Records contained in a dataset
____
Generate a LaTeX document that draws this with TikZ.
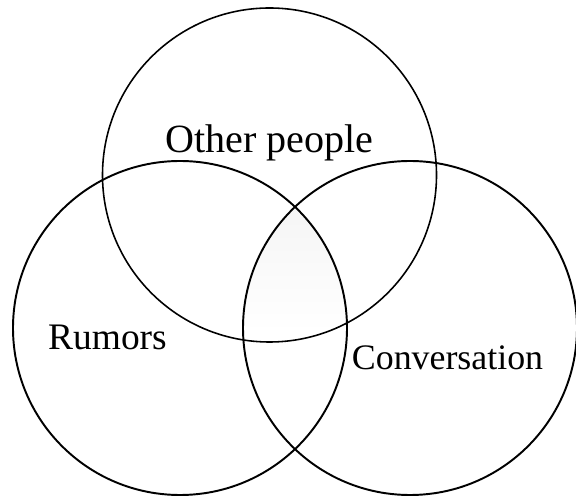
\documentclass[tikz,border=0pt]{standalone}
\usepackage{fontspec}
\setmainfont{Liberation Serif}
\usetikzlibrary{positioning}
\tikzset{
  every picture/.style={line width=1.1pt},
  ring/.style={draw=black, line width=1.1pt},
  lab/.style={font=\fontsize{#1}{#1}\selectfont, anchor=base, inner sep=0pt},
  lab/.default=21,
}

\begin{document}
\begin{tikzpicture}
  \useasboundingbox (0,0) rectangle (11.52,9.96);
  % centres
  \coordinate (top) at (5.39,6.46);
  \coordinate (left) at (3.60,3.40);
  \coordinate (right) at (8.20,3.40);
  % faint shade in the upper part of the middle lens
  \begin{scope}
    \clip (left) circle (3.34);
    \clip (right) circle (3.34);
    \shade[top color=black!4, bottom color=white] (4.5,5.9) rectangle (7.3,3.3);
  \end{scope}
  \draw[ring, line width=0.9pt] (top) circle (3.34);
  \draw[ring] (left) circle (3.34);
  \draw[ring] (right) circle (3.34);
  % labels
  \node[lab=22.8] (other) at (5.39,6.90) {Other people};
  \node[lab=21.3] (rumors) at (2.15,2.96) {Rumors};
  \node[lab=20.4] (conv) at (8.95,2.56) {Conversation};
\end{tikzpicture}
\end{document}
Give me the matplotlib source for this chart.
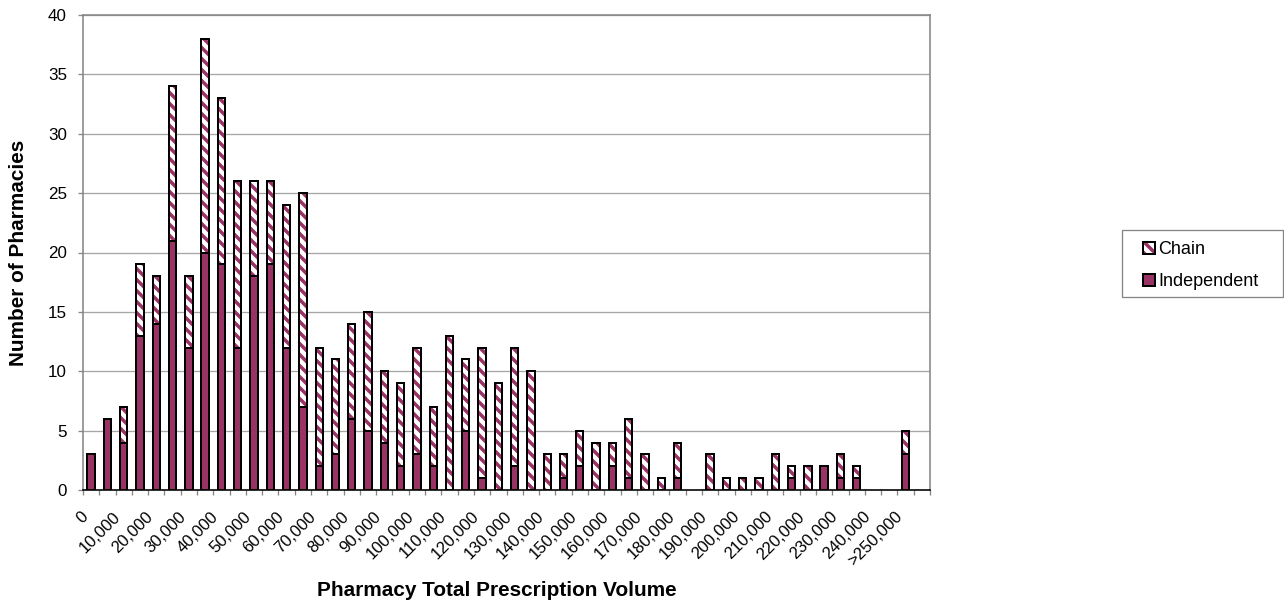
____
WORK TO COMPLETE → Write out the entries again, exactly as given, skipping any images.

RESULT →
Generate a LaTeX document that draws this with TikZ.
\documentclass[tikz,border=0pt]{standalone}
\usepackage{fontspec}
\setmainfont{Liberation Serif}
\usetikzlibrary{positioning}
\tikzset{
  every picture/.style={line width=1.1pt},
  ring/.style={draw=black, line width=1.1pt},
  lab/.style={font=\fontsize{#1}{#1}\selectfont, anchor=base, inner sep=0pt},
  lab/.default=21,
}

\begin{document}
\begin{tikzpicture}
  \useasboundingbox (0,0) rectangle (11.52,9.96);
  % centres
  \coordinate (top) at (5.39,6.46);
  \coordinate (left) at (3.60,3.40);
  \coordinate (right) at (8.20,3.40);
  % faint shade in the upper part of the middle lens
  \begin{scope}
    \clip (left) circle (3.34);
    \clip (right) circle (3.34);
    \shade[top color=black!4, bottom color=white] (4.5,5.9) rectangle (7.3,3.3);
  \end{scope}
  \draw[ring, line width=0.9pt] (top) circle (3.34);
  \draw[ring] (left) circle (3.34);
  \draw[ring] (right) circle (3.34);
  % labels
  \node[lab=22.8] (other) at (5.39,6.90) {Other people};
  \node[lab=21.3] (rumors) at (2.15,2.96) {Rumors};
  \node[lab=20.4] (conv) at (8.95,2.56) {Conversation};
\end{tikzpicture}
\end{document}
Give me the matplotlib source for this chart.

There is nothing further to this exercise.